> AIM OF THE EXERCISE: Reproduce the listing below in full and without alteration, apart from its pictures.

> DATASET CONTENT:
★ ★ ★ ★ ★
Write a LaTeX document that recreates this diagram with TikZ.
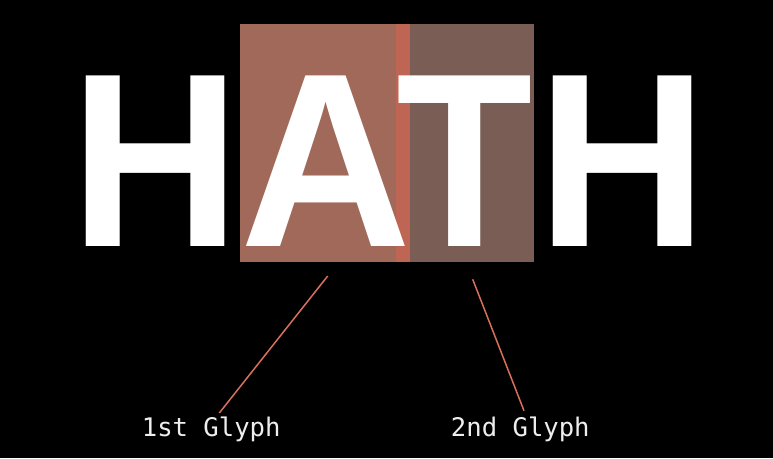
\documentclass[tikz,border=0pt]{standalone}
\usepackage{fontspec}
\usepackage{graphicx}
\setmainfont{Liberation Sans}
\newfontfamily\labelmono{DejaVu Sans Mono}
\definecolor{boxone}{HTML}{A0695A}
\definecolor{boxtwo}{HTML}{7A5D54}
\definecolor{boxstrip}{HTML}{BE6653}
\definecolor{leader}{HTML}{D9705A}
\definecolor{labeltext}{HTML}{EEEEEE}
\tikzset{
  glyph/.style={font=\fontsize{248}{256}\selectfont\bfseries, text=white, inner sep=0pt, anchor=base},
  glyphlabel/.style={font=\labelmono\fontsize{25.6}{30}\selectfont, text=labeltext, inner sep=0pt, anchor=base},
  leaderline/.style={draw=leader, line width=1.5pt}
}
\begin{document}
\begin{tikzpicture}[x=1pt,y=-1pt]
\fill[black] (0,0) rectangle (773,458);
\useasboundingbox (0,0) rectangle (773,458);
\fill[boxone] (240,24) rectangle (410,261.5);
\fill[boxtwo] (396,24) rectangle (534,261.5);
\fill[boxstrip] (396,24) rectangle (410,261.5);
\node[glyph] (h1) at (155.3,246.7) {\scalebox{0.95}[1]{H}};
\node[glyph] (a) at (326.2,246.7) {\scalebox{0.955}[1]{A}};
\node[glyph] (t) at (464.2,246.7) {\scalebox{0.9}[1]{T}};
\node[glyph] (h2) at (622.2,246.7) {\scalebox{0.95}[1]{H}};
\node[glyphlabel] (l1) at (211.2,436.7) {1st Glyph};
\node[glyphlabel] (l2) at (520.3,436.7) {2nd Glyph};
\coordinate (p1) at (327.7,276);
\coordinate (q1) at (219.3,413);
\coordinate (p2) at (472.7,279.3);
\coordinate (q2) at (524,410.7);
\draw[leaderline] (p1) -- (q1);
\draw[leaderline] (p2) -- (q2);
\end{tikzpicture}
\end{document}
★ ★ ★ ★ ★
> SOLUTION FOR THIS TASK:
Write a LaTeX document that recreates this diagram with TikZ.
\documentclass[tikz,border=0pt]{standalone}
\usepackage{fontspec}
\usepackage{graphicx}
\setmainfont{Liberation Sans}
\newfontfamily\labelmono{DejaVu Sans Mono}
\definecolor{boxone}{HTML}{A0695A}
\definecolor{boxtwo}{HTML}{7A5D54}
\definecolor{boxstrip}{HTML}{BE6653}
\definecolor{leader}{HTML}{D9705A}
\definecolor{labeltext}{HTML}{EEEEEE}
\tikzset{
  glyph/.style={font=\fontsize{248}{256}\selectfont\bfseries, text=white, inner sep=0pt, anchor=base},
  glyphlabel/.style={font=\labelmono\fontsize{25.6}{30}\selectfont, text=labeltext, inner sep=0pt, anchor=base},
  leaderline/.style={draw=leader, line width=1.5pt}
}
\begin{document}
\begin{tikzpicture}[x=1pt,y=-1pt]
\fill[black] (0,0) rectangle (773,458);
\useasboundingbox (0,0) rectangle (773,458);
\fill[boxone] (240,24) rectangle (410,261.5);
\fill[boxtwo] (396,24) rectangle (534,261.5);
\fill[boxstrip] (396,24) rectangle (410,261.5);
\node[glyph] (h1) at (155.3,246.7) {\scalebox{0.95}[1]{H}};
\node[glyph] (a) at (326.2,246.7) {\scalebox{0.955}[1]{A}};
\node[glyph] (t) at (464.2,246.7) {\scalebox{0.9}[1]{T}};
\node[glyph] (h2) at (622.2,246.7) {\scalebox{0.95}[1]{H}};
\node[glyphlabel] (l1) at (211.2,436.7) {1st Glyph};
\node[glyphlabel] (l2) at (520.3,436.7) {2nd Glyph};
\coordinate (p1) at (327.7,276);
\coordinate (q1) at (219.3,413);
\coordinate (p2) at (472.7,279.3);
\coordinate (q2) at (524,410.7);
\draw[leaderline] (p1) -- (q1);
\draw[leaderline] (p2) -- (q2);
\end{tikzpicture}
\end{document}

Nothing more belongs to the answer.